How to choose a founder brand safety approach
Use this process whether you hire a firm or build an internal plan.
- Define what “risk” means for your business
Start with hiring, sales, and investor trust. List the top outcomes you want to protect (for example, “reduce candidate drop-off after interviews” or “protect enterprise deals during procurement”).
Then list what would damage those outcomes (a negative article, doxxing, a review spike, a founder controversy, a fake profile).
- Run a real-world search audit
Search your founder name, brand name, and “founder name + company.” Do this in a logged-out browser.

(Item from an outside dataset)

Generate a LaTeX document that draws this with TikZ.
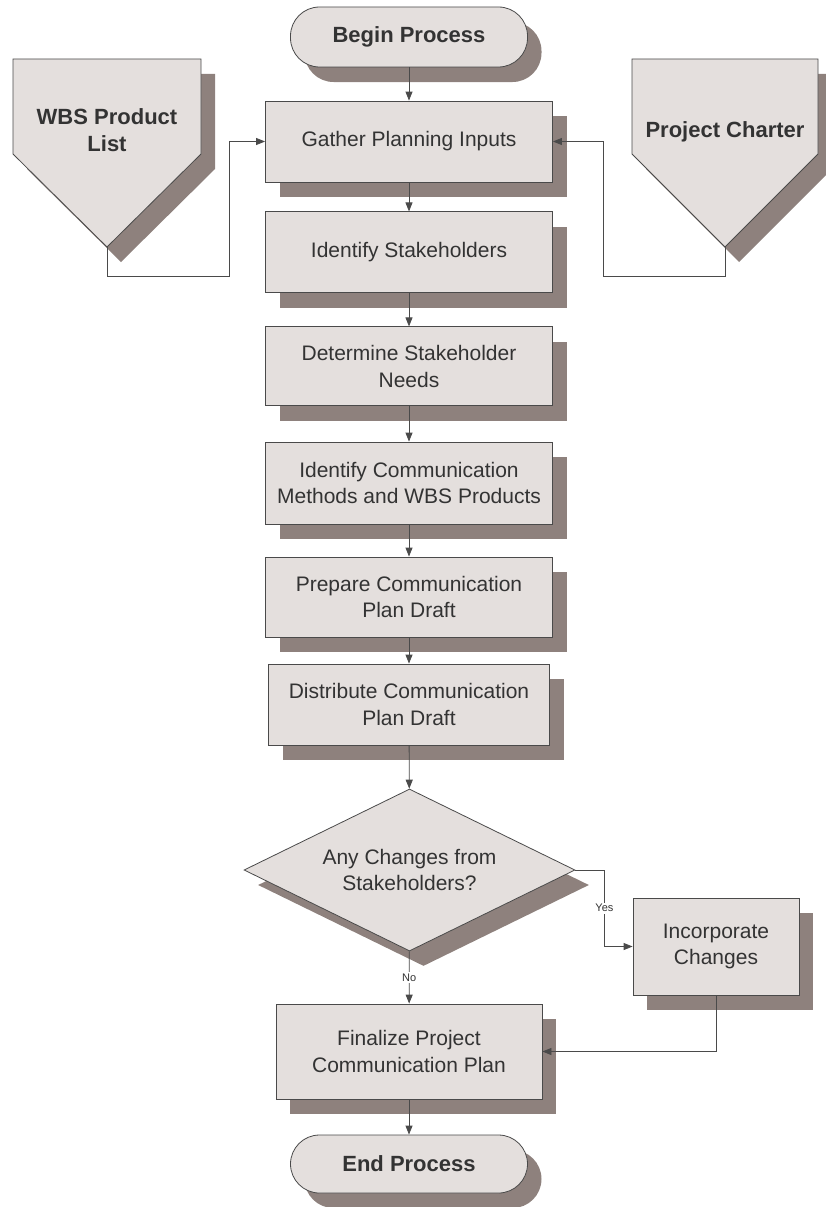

Capture page one results and note:
- What is inaccurate
- What feels off-message
- What looks risky to a candidate or buyer
- What content is duplicated across sites
- Map issues to the right fix
Not every problem needs “removal.”
- If it is false or violates policy, you pursue takedown or platform reporting.
- If it is outdated, you pursue updates, removals, or outdated content requests where applicable.
- If it is opinion but damaging, suppression and stronger assets may be the safer path.
- Build your “proof stack”
Create assets that deserve to rank: a founder bio, a leadership page, a press page, verified social profiles, and credible third-party mentions.
Aim for consistency, not hype. Buyers are comparing signals across sources.
- Set a weekly operating rhythm
Founder brand safety works when it is routine.
- Weekly: review new mentions, review trends, and search alerts
- Monthly: report on page one movement and review sentiment
- Quarterly: refresh key profiles and strengthen assets that are slipping
Tip Put one owner in charge of triage. Reputation tasks fail when “everyone” owns them.
How to find a trustworthy brand safety partner
This space has real experts and real scammers. Look for the difference in how they talk about outcomes.
Good signs:
- Clear explanation of what can be removed vs what can only be pushed down
- Specific workflow for evidence, outreach, and escalation
- Transparent timelines and reporting
- Respect for platform rules and legal boundaries
- A focus on root causes (why reviews are happening, not just responses)
Red flags:
- Guarantees like “we can remove anything”
- Pressure to sign fast or lock in long terms
- No mention of platform policies or constraints
- Tactics that involve fake reviews, sockpuppet accounts, or harassment
- Vague reporting like “we did SEO” without showing what changed
Google and other platforms have content policies and enforcement processes. Any provider that ignores those realities is not protecting you, they are adding risk.
The best founder brand safety services
Below are four options with different strengths, depending on whether your main risk is removal, suppression, reviews, or executive visibility.
- Erase.com
Best for founders who need help with content removal, deindexing workflows, and overall reputation cleanup planning, especially when harmful results are affecting trust. - Push It Down
Best for founders who mostly need suppression, meaning pushing down unwanted search results by building stronger assets and improving what ranks on page one. - Reputation.com
Best for established companies that need review management at scale, location-level reporting, and operational workflows across teams. - BrandYourself
Best for individuals who want personal monitoring, basic cleanup guidance, and tools to improve personal search results, especially early in a founder journey.
Founder brand safety FAQs
How long does it take to see changes in search results?
It depends on the problem. Policy-based removals can be fast if a platform agrees, but many cases take weeks. Suppression and asset-building usually take longer because search engines need time to recrawl, reassess, and reorder results.
As a rule, expect meaningful page one improvement to be a multi-month process, especially for competitive names or high-authority sites.
Should founders respond publicly to negative reviews?
Sometimes, but not always. If you respond, keep it calm, short, and policy-aware. Offer an offline path and avoid personal attacks.
For employee review sites, focus on patterns and process improvements. Do not argue point-by-point in public.
Is it better to remove content or push it down?
Removal is best when content violates policy, contains personal data, is clearly false, or creates legal risk. Suppression is often safer when content is opinionated but allowed.
A smart plan usually uses both: remove what you can, then strengthen what remains.
Can one founder issue really affect revenue?
Yes, especially in high-trust categories like healthcare, finance, security, B2B SaaS, and professional services. Trust research consistently shows leadership credibility shapes brand confidence.
In practical terms, it shows up as lower conversion, slower deal velocity, and more objections.
What should I do first if I have no time?
Do three things this week:
- Set alerts for your name and your company
- Fix inaccurate profiles and claim key listings
- Write a simple response guideline for reviews and mentions so your team is consistent
Conclusion
Founder brand safety is not about perfection. It is about reducing preventable risk and making sure the most visible story about you and your company is accurate, credible, and stable.
If you treat it like an operating system, not a one-time cleanup, you will protect hiring, revenue, and partnerships before a problem forces your hand.
Start with an audit, pick the right fix for each issue, and build a steady rhythm. Small actions, done early, beat emergency actions done late.